84. ....................................................................................
85. ....................................................................................


Come on, what are you waiting for! If you don't do it, who else will?

Wednesday 11 February 2009

Angela Brazil - A Ripping and Blossomy Broadgate Author

Can you imagine the fuss if the author of the Harry Potter books, JK Rowling, had been born in Preston. There would be a blue plaque and, perhaps, the house would be open to the public. Well, in the first half of the 20th century an author was equally as successful in writing children’s boarding school books although they were about and for girls.
Angela Brazil ( for some reason pronounced Brazzle ) was born at 1, West Cliff here in Broadgate, the youngest of a family of four with two brothers and a sister, on the 30th November 1868. Her father Clarence worked in the Lancashire cotton trade and moved around this area as a result. Her mother, Angelica, was determined that her daughter would not be sent away to boarding school so she attended the Miss Knowle's Select Ladies School here in Preston.before moving to Wallasey.
Angela was over 30 before she began to publish with The Fortunes of Phillipa based on her mother’s experiences of boarding school. She went on to write 47 other school stories which brought her wealth and fame. She is credited with inventing the girls’ school genre although that is not strictly true. What she had though was determination and a prolific output.
Her best works are considered to be ‘ A Fourth Form Friendship’, A Pair of Schoolgirls’, ‘The Youngest Girl in the Fifth’ and ‘For the Sake of the School’. A typical synopsis of her work can be summed by ‘The Head Girl at the Gables’ published in 1919.
"Lorraine wasn’t head girl material – at least that’s how all the girls at The Gables felt. She was too quiet and withdrawn. But Miss Kingsley, the headmistress thought differently. So Lorraine was appointed and her hard struggle to win over the girls begins. She organizes a School Show, finds a new ally in the artistic Claudia and takes command in a surprisingly effective way. And woven into her school life is her newly discovered talent for painting – which leads to her the unmasking of a dangerous spy ring!"
Another original aspect of her publications are the covers which are colour and striking in their perception of girls having a life other than the stereotypical limp heroines of previous books for children. They are camping, trekking, adventurous, playing sport – not at all what the 1900’s had been used to being seen. No wonder they were such a spectacular hit with the young girls of the day.
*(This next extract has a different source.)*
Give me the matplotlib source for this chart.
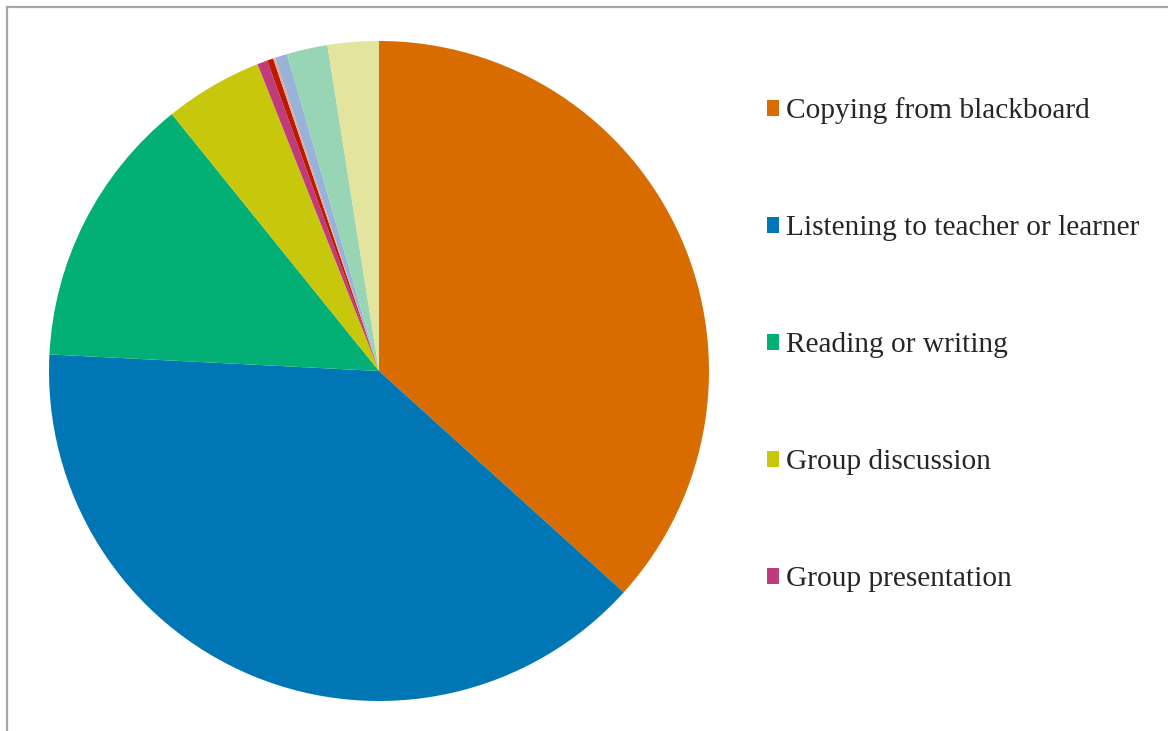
import matplotlib.pyplot as plt
from matplotlib.lines import Line2D

# share of lesson time spent on each activity (%)
activities = [
    "Copying from blackboard",
    "Listening to teacher or learner",
    "Reading or writing",
    "Group discussion",
    "Group presentation",
    "Role play",
    "Demonstration",
    "Question and answer",
    "Practical work",
    "Other",
]
shares = [36.7, 39.1, 13.4, 4.8, 0.5, 0.3, 0.1, 0.6, 2.0, 2.5]
colors = ["#D96C00", "#0077B4", "#02B075", "#C7C80C", "#C13A7A",
          "#BA1A00", "#F2A58E", "#98B2D8", "#97D5B5", "#E3E49D"]
n_legend = 5

fig = plt.figure(figsize=(11.68, 7.31), dpi=100)

# pie: centre (379, 371) px, radius 330 px
W, H = 1168, 731
ax = fig.add_axes([49 / W, 30 / H, 660 / W, 660 / H])
wedges, _ = ax.pie(shares, colors=colors, startangle=90, counterclock=False,
                   radius=1.0, wedgeprops=dict(linewidth=0))
ax.set_xlim(-1, 1)
ax.set_ylim(-1, 1)
ax.set_aspect("equal")
ax.axis("off")

leg = fig.legend(wedges[:n_legend], activities[:n_legend],
                 loc="upper left", bbox_to_anchor=(740 / W, 1 - 71 / H),
                 frameon=False, handlelength=0.44, handleheight=0.44,
                 handletextpad=0.23, labelspacing=3.09,
                 prop=dict(family="Liberation Serif", size=21.2))
for t in leg.get_texts():
    t.set_color("#262626")

# chart area border (top and left edges)
y0 = 1 - 7 / H
x0 = 7 / W
fig.add_artist(Line2D([x0, x0], [0, y0], transform=fig.transFigure,
                      color="#A6A6A6", linewidth=1.6))
fig.add_artist(Line2D([x0, 1], [y0, y0], transform=fig.transFigure,
                      color="#A6A6A6", linewidth=1.6))

fig.savefig("out.png", dpi=100, facecolor="white")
I’m not certain but I think that a copy of these early editions in good condition can fetch a decent price in the collector’s market.
One of the oddest things about Angela Brazil’s books is that at one time they were considered dangerous for young girls by Headmistresses with their slangy words like ‘ripping’ and ‘blossomy’. Unbelievably they were burnt to prevent them being read.
Other writers of childrens stories of the time nowadays attract adult enthusiasts but, it seems, that Brazil does not, possibly because she did not create stylish plots and characters ( according to Hilary Clare ) but when Brazil died in 1947 she had had an enormously successful career.
So that’s a brief summary of the books and life of Angela Brazil born in Broadgate.